Sunday, October 3, 2021

At Fort Bliss and Fort McCoy, Afghan Refugees Are Acting Like Afghans: What did anyone expect?

They didn’t leave Afghanistan very long ago, and so it is understandable that some of the newly arrived Afghan evacuees would be acting as if they were still there. But some recent incidents once again spotlight the fact that to bring in large numbers of people with a radically different culture and sharply divergent standards of behavior is unwise, and is only going to mean strife in America’s future.
El Paso’s KFOX14 reported Friday that “officials with Fort Bliss said a female soldier was assaulted by a group of Afghan refugees who are being housed at the Doña Ana Complex in New Mexico.” Officials at Fort Bliss issued a statement saying the usual blather: “We can confirm a female service member supporting Operation Allies Welcome reported being assaulted on Sept. 19 by a small group of male evacuees at the Doña Ana Complex in New Mexico. We take the allegation seriously and appropriately referred the matter to the Federal Bureau of Investigation. The safety and well-being of our service members, as well as all of those on our installations, is paramount. We immediately provided appropriate care, counseling and support to the service member. Task Force-Bliss is also implementing additional security measures to include increased health and safety patrols, additional lighting, and enforcement of the buddy system at the Dona Ana Complex. We will cooperate fully with the FBI and will continue to ensure the service member reporting this assault is fully supported.”
Great. But health and safety patrols might not be all that is necessary. What may be needed is a thoroughgoing evaluation of the values, attitudes, and assumptions of the Afghan refugees. That is clear from another recent incident in Fort McCoy, Wisconsin, involving two other Afghans, Bahrullah Noori and Mohammad Haroon Imaad.
The Justice Department announced Wednesday that a federal grand jury in Wisconsin charged Noori with “attempting to engage in a sexual act with a minor using force against that person, and with three counts of engaging in a sexual act with a minor, with one count alleging the use of force.” Imaad was charged with “assaulting his spouse by strangling and suffocating her.”
The Justice Department said nothing about how both men, as well as the fellow at Fort Bliss, were just following religious and cultural norms that other Afghan refugees are likely to follow as well, or about the implications of that fact for the entire Afghan refugee resettlement project.
Afghanistan: Marriage Practice Victimizes Young Girls, Society
Noori’s victims, according to the indictment, “had not attained the age of 16 years and were at least four years younger than the defendant,” who is 20. No one in the establishment media will dare to talk about it, but the fact is that in the culture in which Noori was raised, an unmarried girl who is 16 is getting a bit long in the tooth.

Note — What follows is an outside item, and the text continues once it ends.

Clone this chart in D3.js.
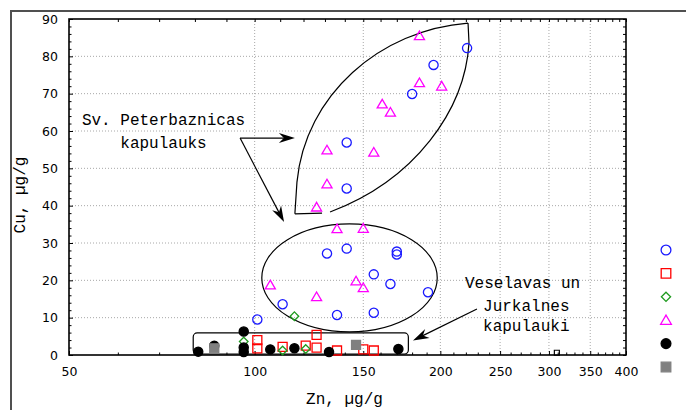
<!DOCTYPE html>
<html>
<head>
<meta charset="utf-8">
<script src="https://cdn.jsdelivr.net/npm/d3@7"></script>
<style>
body { margin: 0; background: #fff; }
svg { display: block; }
</style>
</head>
<body>
<svg id="chart" width="686" height="410"></svg>
<script>
// axis ticks
const xTicks = [50, 100, 150, 200, 250, 300, 350, 400];
const yTicks = [0, 10, 20, 30, 40, 50, 60, 70, 80, 90];

// points: [Zn, Cu]
const circlesBlue = [[221, 82.2], [195, 77.7], [180, 69.9], [141, 56.9], [141, 44.6],
  [131, 27.2], [141, 28.5], [170, 27.7], [170, 26.9], [156, 21.6], [166, 19.0],
  [191, 16.8], [111, 13.6], [136, 10.7], [156, 11.3], [101, 9.5]];
const squaresRed = [[101, 4.0], [101, 1.8], [111, 2.2], [121, 2.5], [126, 5.4],
  [126, 2.0], [136, 1.2], [150, 1.5], [156, 1.2]];
const diamondsGreen = [[96, 3.6], [111, 1.2], [121, 1.6], [116, 10.4]];
const trianglesMagenta = [[185, 85.5], [185, 72.9], [201, 72.0], [161, 67.2], [166, 65.0],
  [131, 54.9], [156, 54.3], [131, 45.8], [126, 39.6], [136, 33.8], [150, 33.9],
  [106, 18.75], [146, 19.8], [150, 18.0], [126, 15.6]];
const dotsBlack = [[81, 0.9], [86, 2.5], [96, 6.3], [96, 2.0], [96, 0.8], [106, 1.5],
  [116, 1.8], [132, 0.8], [171, 1.6]];
const squaresGray = [[86, 1.8], [146, 2.7]];
const smallSquares = [[309, 0.6]];

// annotation geometry, in data units [Zn, Cu]
const leafLeft = [[116.2, 37.8], [117.1, 46.3], [120.7, 69.6], [159.7, 87.1], [221.8, 88.9]];
const leafRight = [[221.8, 88.9], [222.6, 83.6], [219.3, 65.6], [182.0, 46.9], [132.5, 38.3]];
const leafBottom = [[128.6, 38.0], [116.2, 37.8]];
const ovalBox = [[102.7, 6.2], [197.7, 35.1]];
const lowBox = [[79.5, 0.27], [177.5, 5.9]];
const arrows = [
  [[94.7, 58.1], [116.2, 58.1]],
  [[94.7, 58.1], [111.6, 35.6]],
  [[229.3, 12.3], [180.6, 3.9]]
];
const labelsMid = [{ t: "Sv. Peterbaznicas", p: [71.15, 61.6] }, { t: "kapulauks", p: [71.15, 55.45] }];
const labelsStart = [{ t: "Veselavas un", p: [219.3, 17.95] }, { t: "Jurkalnes", p: [234.6, 11.9] },
  { t: "kapulauki", p: [234.6, 6.43] }];

const margin = { left: 69, right: 60, top: 19, bottom: 55 };
const width = 686, height = 410;

const svg = d3.select("#chart");

const x = d3.scaleLog().domain([50, 400]).range([margin.left, width - margin.right]);
const y = d3.scaleLinear().domain([0, 90]).range([height - margin.bottom, margin.top]);

const mono = "'Liberation Mono', 'Courier New', monospace";
const sans = "'DejaVu Sans', Verdana, sans-serif";

// outer frame (partly cut off)
svg.append("path")
  .attr("d", "M11,410 L11,11 L686,11")
  .attr("fill", "none").attr("stroke", "#505050").attr("stroke-width", 2);

// grid
svg.append("g").selectAll("line").data(xTicks.slice(1, -1)).join("line")
  .attr("x1", d => x(d)).attr("x2", d => x(d))
  .attr("y1", y(0)).attr("y2", y(90))
  .attr("stroke", "#a8a8a8").attr("stroke-dasharray", "1,2");
svg.append("g").selectAll("line").data(yTicks.slice(1, -1)).join("line")
  .attr("y1", d => y(d)).attr("y2", d => y(d))
  .attr("x1", x(50)).attr("x2", x(400))
  .attr("stroke", "#a8a8a8").attr("stroke-dasharray", "1,2");

// axes
const xMinor = d3.range(60, 400, 10).filter(v => v % 50 !== 0);
const yMinor = d3.range(0, 91, 2).filter(v => v % 10 !== 0);

function styleAxis(g) {
  g.select(".domain").remove();
  g.selectAll("text").attr("font-family", sans).attr("font-size", 12.5).attr("fill", "#000");
}

svg.append("g").attr("transform", `translate(0,${y(0)})`)
  .call(d3.axisBottom(x).tickValues(xTicks).tickSize(-4).tickSizeOuter(0).tickPadding(12).tickFormat(d3.format("d")))
  .call(styleAxis);
svg.append("g").attr("transform", `translate(0,${y(0)})`)
  .call(d3.axisBottom(x).tickValues(xMinor).tickSize(-2.5).tickSizeOuter(0).tickFormat(""))
  .call(styleAxis);
svg.append("g").attr("transform", `translate(0,${y(90)})`)
  .call(d3.axisTop(x).tickValues(xTicks.concat(xMinor)).tickSize(-3).tickSizeOuter(0).tickFormat(""))
  .call(styleAxis);

svg.append("g").attr("transform", `translate(${x(50)},0)`)
  .call(d3.axisLeft(y).tickValues(yTicks).tickSize(-4).tickSizeOuter(0).tickPadding(11))
  .call(styleAxis);
svg.append("g").attr("transform", `translate(${x(50)},0)`)
  .call(d3.axisLeft(y).tickValues(yMinor).tickSize(-2.5).tickSizeOuter(0).tickFormat(""))
  .call(styleAxis);
svg.append("g").attr("transform", `translate(${x(400)},0)`)
  .call(d3.axisRight(y).tickValues(yTicks.concat(yMinor)).tickSize(-3).tickSizeOuter(0).tickFormat(""))
  .call(styleAxis);

// plot frame
svg.append("rect")
  .attr("x", x(50)).attr("y", y(90))
  .attr("width", x(400) - x(50)).attr("height", y(0) - y(90))
  .attr("fill", "none").attr("stroke", "#000").attr("stroke-width", 1.6);

// axis titles
svg.append("text").attr("x", (x(50) + x(400)) / 2 - 3).attr("y", 404)
  .attr("text-anchor", "middle").attr("font-family", mono).attr("font-size", 16)
  .text("Zn, µg/g");
svg.append("text").attr("transform", "translate(25,195) rotate(-90)")
  .attr("text-anchor", "middle").attr("font-family", mono).attr("font-size", 16)
  .text("Cu, µg/g");

// annotations
const P = d => [x(d[0]), y(d[1])];
const ann = svg.append("g").attr("fill", "none").attr("stroke", "#000").attr("stroke-width", 1.2);

const lp = d3.path();
let q = leafLeft.map(P);
lp.moveTo(...q[0]); lp.lineTo(...q[1]);
lp.bezierCurveTo(...q[2], ...q[3], ...q[4]);
q = leafRight.map(P);
lp.moveTo(...q[0]); lp.lineTo(...q[1]);
lp.bezierCurveTo(...q[2], ...q[3], ...q[4]);
q = leafBottom.map(P);
lp.moveTo(...q[0]); lp.lineTo(...q[1]);
ann.append("path").attr("d", lp.toString());

const e0 = P(ovalBox[0]), e1 = P(ovalBox[1]);
ann.append("ellipse")
  .attr("cx", (e0[0] + e1[0]) / 2).attr("cy", (e0[1] + e1[1]) / 2)
  .attr("rx", Math.abs(e1[0] - e0[0]) / 2).attr("ry", Math.abs(e1[1] - e0[1]) / 2);

const b0 = P(lowBox[0]), b1 = P(lowBox[1]);
ann.append("rect")
  .attr("x", b0[0]).attr("y", b1[1])
  .attr("width", b1[0] - b0[0]).attr("height", b0[1] - b1[1])
  .attr("rx", 4).attr("ry", 4);

arrows.forEach(a => {
  const [s, t] = a.map(P);
  const L = Math.hypot(t[0] - s[0], t[1] - s[1]);
  const ux = (t[0] - s[0]) / L, uy = (t[1] - s[1]) / L;
  const nx = -uy, ny = ux;
  const hl = 16, hw = 5, notch = 11;
  ann.append("line")
    .attr("x1", s[0]).attr("y1", s[1])
    .attr("x2", t[0] - ux * notch).attr("y2", t[1] - uy * notch);
  const head = [
    t,
    [t[0] - ux * hl + nx * hw, t[1] - uy * hl + ny * hw],
    [t[0] - ux * notch, t[1] - uy * notch],
    [t[0] - ux * hl - nx * hw, t[1] - uy * hl - ny * hw]
  ];
  svg.append("path").attr("d", "M" + head.join("L") + "Z").attr("fill", "#000");
});

svg.append("g").selectAll("text").data(labelsMid).join("text")
  .attr("x", d => x(d.p[0])).attr("y", d => y(d.p[1]))
  .attr("text-anchor", "middle").attr("font-family", mono).attr("font-size", 16)
  .text(d => d.t);
svg.append("g").selectAll("text").data(labelsStart).join("text")
  .attr("x", d => x(d.p[0])).attr("y", d => y(d.p[1]))
  .attr("font-family", mono).attr("font-size", 16)
  .text(d => d.t);

// markers
function shapePath(shape, s) {
  const p = d3.path();
  if (shape === "circle") { p.moveTo(s, 0); p.arc(0, 0, s, 0, 2 * Math.PI); }
  else if (shape === "square") { p.rect(-s, -s, 2 * s, 2 * s); }
  else if (shape === "diamond") { p.moveTo(0, -s); p.lineTo(s, 0); p.lineTo(0, s); p.lineTo(-s, 0); p.closePath(); }
  else if (shape === "triangle") { p.moveTo(0, -s); p.lineTo(s * 1.05, s * 0.8); p.lineTo(-s * 1.05, s * 0.8); p.closePath(); }
  return p.toString();
}

const series = [
  { data: circlesBlue, shape: "circle", size: 4.6, fill: "none", stroke: "#1a1aff" },
  { data: squaresRed, shape: "square", size: 4.5, fill: "none", stroke: "#ff0000" },
  { data: diamondsGreen, shape: "diamond", size: 4.3, fill: "none", stroke: "#1e9a1e" },
  { data: trianglesMagenta, shape: "triangle", size: 4.8, fill: "none", stroke: "#ff00ff" },
  { data: dotsBlack, shape: "circle", size: 4.6, fill: "#000", stroke: "#000" },
  { data: squaresGray, shape: "square", size: 4.5, fill: "#808080", stroke: "#808080" }
];

series.forEach(s => {
  svg.append("g").selectAll("path").data(s.data).join("path")
    .attr("d", shapePath(s.shape, s.size))
    .attr("transform", d => `translate(${x(d[0])},${y(d[1])})`)
    .attr("fill", s.fill).attr("stroke", s.stroke).attr("stroke-width", 1.3);
});
svg.append("g").selectAll("path").data(smallSquares).join("path")
  .attr("d", shapePath("square", 2.5))
  .attr("transform", d => `translate(${x(d[0])},${y(d[1])})`)
  .attr("fill", "none").attr("stroke", "#000").attr("stroke-width", 1.2);

// legend symbols (their labels lie beyond the picture's right edge)
const legend = svg.append("g").attr("transform", "translate(666,250)");
series.forEach((s, i) => {
  legend.append("path").attr("d", shapePath(s.shape, s.size + 0.3))
    .attr("transform", `translate(0,${i * 23.4})`)
    .attr("fill", s.fill).attr("stroke", s.stroke).attr("stroke-width", 1.3);
});
</script>
</body>
</html>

And it’s not just Afghanistan: child marriage has abundant attestation in Islamic tradition and law. Turkey’s directorate of religious affairs (Diyanet) said in January 2018 that under Islamic law, girls as young as nine can marry. Ishaq Akintola, professor of Islamic Eschatology and Director of Muslim Rights Concern, Nigeria, said in 2016: “Islam has no age barrier in marriage and Muslims have no apology for those who refuse to accept this.” Dr. Abd Al-Hamid Al-‘Ubeidi, Iraqi expert on Islamic law, said in 2008: “There is no minimum marriage age for either men or women in Islamic law. The law in many countries permits girls to marry only from the age of 18. This is arbitrary legislation, not Islamic law.”